### TASK DETAILS
Transcribe the stretch of entries below from the line with "What seaborn and" through the line with "from matplotlib.ticker import", exactly and with both ends included; leave out all other lines.

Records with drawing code
########

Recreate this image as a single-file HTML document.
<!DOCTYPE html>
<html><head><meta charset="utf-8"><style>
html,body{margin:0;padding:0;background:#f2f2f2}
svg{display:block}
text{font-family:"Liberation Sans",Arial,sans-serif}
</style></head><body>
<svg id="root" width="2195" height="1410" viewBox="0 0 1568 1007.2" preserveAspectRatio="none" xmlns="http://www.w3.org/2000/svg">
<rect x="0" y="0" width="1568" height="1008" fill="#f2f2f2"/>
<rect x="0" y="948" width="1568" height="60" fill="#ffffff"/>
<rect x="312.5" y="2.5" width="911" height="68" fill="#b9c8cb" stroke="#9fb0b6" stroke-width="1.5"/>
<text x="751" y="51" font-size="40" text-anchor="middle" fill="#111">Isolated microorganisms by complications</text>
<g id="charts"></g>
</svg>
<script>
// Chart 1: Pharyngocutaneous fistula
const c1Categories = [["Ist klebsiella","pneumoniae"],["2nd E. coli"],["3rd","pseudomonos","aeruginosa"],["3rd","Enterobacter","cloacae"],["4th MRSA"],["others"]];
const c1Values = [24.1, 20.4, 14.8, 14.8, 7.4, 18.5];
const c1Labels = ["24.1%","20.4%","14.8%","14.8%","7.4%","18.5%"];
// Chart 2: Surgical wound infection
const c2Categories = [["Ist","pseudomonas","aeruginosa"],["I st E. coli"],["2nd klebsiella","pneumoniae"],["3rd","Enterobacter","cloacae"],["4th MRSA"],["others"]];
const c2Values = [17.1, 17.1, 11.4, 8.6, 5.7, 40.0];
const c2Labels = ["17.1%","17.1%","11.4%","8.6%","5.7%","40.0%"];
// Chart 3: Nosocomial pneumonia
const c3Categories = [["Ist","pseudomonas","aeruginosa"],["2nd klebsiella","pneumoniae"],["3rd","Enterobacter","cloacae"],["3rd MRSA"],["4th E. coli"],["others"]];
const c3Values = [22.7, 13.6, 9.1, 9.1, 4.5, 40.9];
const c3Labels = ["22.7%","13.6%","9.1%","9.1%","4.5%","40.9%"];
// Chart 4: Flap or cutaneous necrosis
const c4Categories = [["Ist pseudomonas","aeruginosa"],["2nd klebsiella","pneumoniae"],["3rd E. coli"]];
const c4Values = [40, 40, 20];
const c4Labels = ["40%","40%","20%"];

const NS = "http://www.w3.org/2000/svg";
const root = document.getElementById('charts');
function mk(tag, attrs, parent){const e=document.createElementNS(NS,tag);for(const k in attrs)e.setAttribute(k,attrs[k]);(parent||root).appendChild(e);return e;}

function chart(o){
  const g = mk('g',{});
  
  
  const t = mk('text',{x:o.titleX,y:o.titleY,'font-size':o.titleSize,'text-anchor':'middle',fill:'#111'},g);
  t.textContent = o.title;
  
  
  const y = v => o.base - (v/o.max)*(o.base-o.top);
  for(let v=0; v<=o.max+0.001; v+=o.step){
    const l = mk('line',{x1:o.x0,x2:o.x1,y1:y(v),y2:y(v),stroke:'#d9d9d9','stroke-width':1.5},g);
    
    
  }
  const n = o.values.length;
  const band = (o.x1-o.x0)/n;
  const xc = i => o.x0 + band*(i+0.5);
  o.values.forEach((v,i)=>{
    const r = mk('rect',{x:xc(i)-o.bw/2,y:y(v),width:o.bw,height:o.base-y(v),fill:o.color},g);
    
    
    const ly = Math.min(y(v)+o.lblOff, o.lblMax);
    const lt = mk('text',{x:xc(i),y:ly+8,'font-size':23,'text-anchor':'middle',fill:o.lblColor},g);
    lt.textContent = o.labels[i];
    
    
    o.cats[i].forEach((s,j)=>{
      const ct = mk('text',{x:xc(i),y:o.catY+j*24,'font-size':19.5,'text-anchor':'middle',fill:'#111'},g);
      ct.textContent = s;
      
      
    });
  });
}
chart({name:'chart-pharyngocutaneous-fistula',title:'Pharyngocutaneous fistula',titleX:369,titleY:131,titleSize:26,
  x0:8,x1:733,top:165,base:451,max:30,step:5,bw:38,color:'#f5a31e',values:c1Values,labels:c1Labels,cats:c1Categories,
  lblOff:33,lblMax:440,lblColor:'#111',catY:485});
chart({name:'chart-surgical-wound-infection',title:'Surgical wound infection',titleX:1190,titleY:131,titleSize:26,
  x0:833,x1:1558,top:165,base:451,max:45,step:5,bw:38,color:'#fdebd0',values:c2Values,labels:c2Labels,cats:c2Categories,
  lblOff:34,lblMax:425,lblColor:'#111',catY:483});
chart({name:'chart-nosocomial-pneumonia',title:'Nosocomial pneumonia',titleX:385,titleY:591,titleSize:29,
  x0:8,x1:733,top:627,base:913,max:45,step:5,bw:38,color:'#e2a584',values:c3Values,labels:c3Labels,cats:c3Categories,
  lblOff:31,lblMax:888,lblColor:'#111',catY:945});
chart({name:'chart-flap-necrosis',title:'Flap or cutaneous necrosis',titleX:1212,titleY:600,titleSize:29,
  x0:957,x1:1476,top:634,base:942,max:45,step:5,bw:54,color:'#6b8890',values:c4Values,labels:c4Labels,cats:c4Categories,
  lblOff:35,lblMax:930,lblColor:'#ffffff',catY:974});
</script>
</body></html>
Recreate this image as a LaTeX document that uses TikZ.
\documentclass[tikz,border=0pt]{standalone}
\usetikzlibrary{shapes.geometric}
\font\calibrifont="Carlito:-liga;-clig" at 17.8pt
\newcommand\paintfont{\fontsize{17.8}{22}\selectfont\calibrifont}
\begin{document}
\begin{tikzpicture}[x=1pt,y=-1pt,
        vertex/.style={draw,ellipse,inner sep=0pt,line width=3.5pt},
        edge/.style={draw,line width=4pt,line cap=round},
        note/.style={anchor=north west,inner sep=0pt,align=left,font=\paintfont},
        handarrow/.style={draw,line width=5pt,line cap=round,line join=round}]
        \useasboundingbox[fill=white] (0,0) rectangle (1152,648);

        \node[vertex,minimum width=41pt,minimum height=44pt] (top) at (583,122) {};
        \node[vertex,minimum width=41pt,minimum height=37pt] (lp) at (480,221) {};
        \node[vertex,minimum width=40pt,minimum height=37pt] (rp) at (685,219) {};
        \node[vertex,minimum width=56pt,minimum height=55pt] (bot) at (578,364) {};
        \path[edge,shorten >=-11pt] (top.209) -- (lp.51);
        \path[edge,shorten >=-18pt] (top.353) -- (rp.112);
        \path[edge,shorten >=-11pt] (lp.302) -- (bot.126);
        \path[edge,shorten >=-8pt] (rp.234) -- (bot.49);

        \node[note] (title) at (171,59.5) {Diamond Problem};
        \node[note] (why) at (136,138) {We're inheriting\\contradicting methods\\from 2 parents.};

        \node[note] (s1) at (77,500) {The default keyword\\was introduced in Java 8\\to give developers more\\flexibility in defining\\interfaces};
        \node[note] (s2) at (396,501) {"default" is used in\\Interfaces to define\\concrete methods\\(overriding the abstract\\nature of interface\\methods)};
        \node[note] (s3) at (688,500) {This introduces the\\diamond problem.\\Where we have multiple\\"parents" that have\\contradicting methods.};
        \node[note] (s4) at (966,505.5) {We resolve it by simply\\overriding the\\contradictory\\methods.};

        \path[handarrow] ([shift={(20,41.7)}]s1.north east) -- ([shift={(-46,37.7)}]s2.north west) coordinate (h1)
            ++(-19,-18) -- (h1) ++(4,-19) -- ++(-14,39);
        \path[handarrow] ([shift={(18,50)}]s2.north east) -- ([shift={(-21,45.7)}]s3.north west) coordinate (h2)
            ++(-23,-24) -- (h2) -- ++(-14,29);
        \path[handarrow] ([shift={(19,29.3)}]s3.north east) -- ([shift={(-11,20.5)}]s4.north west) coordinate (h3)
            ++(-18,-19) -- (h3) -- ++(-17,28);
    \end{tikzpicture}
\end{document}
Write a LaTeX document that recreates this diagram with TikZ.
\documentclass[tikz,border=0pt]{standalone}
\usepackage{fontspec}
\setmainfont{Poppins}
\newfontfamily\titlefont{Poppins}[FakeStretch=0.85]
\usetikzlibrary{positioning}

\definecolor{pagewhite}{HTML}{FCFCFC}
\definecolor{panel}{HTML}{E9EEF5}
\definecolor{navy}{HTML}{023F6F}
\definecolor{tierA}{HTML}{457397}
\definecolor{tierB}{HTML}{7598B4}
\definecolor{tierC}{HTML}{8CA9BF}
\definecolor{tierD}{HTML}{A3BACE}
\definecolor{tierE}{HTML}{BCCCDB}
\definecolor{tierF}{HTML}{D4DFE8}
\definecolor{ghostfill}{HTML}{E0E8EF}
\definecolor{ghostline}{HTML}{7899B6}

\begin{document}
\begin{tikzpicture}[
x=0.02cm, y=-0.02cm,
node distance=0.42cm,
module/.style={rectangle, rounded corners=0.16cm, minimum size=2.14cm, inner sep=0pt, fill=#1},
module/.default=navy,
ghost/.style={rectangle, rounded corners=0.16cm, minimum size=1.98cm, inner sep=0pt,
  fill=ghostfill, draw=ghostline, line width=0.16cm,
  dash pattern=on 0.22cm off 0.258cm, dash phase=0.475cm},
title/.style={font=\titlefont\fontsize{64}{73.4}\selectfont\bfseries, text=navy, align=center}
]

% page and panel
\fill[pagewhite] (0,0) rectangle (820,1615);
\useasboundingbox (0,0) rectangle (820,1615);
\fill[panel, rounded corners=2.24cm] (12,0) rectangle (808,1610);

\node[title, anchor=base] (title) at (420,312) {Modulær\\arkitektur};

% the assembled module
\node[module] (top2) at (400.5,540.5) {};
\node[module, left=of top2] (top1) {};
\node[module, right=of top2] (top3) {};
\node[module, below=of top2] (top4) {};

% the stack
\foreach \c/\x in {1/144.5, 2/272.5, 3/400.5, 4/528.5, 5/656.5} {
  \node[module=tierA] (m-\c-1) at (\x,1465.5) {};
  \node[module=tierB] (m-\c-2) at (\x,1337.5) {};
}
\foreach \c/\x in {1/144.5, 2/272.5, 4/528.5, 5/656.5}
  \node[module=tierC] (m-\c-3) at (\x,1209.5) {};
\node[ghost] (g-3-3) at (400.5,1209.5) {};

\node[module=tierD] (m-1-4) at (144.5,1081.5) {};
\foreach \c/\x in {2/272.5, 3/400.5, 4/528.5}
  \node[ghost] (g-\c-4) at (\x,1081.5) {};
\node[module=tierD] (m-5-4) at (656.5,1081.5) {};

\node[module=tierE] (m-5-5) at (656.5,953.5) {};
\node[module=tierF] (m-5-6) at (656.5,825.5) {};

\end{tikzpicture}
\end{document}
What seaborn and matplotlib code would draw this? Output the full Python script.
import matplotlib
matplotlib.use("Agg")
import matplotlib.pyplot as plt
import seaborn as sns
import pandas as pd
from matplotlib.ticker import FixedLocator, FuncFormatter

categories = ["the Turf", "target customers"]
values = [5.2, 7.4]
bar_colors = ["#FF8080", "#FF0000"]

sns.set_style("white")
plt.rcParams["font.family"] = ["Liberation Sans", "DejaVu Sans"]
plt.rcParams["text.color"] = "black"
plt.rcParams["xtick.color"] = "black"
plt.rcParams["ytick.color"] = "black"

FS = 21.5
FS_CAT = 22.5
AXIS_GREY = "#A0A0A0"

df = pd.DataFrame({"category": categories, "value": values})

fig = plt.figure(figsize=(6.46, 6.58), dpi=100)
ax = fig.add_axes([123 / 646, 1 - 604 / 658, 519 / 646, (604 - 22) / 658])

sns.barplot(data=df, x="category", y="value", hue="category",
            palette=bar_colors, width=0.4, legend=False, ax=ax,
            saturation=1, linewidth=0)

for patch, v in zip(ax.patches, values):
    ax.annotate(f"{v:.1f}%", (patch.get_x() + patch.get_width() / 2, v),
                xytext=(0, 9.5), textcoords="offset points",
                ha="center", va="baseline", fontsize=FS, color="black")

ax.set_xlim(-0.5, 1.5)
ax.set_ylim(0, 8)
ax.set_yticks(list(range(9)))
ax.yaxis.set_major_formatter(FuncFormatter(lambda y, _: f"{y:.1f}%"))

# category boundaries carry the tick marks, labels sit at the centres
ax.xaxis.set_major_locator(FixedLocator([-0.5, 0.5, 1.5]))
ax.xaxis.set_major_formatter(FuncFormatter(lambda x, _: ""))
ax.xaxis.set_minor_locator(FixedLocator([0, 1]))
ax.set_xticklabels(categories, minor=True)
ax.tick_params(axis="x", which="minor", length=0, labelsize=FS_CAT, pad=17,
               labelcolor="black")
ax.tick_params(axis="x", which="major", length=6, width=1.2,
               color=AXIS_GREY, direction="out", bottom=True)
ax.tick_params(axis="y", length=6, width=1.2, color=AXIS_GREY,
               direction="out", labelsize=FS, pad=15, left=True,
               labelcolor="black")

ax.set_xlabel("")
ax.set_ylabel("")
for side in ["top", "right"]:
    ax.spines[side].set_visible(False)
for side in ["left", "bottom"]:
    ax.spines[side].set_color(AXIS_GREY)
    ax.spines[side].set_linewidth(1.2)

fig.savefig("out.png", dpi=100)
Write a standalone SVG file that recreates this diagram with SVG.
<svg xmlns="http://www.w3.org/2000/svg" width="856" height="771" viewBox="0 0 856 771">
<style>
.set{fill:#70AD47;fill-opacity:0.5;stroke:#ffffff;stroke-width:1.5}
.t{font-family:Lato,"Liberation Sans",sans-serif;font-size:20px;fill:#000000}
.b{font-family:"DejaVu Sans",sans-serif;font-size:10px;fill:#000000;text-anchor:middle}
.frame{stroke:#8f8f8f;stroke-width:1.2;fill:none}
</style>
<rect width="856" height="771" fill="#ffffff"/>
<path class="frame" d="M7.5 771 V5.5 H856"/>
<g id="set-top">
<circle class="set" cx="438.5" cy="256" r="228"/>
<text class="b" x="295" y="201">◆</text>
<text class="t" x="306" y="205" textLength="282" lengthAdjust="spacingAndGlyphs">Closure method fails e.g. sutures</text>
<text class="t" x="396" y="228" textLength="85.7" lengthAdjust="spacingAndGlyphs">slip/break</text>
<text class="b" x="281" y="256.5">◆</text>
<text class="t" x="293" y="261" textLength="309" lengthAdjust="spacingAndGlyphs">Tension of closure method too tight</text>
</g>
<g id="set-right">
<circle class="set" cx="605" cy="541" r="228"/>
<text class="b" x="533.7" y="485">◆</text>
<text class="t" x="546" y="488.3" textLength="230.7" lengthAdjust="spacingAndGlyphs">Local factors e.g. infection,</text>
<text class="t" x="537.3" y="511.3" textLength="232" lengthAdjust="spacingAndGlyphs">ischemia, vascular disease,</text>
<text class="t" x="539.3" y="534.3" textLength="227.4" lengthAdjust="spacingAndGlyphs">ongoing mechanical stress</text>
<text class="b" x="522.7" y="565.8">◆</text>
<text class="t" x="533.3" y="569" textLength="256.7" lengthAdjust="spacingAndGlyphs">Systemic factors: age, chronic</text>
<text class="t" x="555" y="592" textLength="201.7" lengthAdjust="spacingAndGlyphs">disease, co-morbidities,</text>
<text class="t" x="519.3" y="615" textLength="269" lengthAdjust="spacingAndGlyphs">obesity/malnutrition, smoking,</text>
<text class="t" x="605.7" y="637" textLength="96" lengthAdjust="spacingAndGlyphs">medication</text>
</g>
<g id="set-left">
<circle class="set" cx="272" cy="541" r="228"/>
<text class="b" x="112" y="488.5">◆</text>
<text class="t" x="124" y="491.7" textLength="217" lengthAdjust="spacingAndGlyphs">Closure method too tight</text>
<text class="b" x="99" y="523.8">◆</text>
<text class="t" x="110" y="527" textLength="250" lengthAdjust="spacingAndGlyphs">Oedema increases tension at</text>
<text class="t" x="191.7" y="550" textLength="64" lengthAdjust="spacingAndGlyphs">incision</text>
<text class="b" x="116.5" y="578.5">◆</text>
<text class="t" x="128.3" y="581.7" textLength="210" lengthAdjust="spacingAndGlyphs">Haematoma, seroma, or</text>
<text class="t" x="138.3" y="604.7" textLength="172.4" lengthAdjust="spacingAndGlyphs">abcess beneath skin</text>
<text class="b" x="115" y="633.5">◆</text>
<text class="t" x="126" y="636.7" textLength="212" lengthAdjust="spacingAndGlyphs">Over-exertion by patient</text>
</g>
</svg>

########

### RESPONSE FOR THIS EXERCISE
What seaborn and matplotlib code would draw this? Output the full Python script.
import matplotlib
matplotlib.use("Agg")
import matplotlib.pyplot as plt
import seaborn as sns
import pandas as pd
from matplotlib.ticker import FixedLocator, FuncFormatter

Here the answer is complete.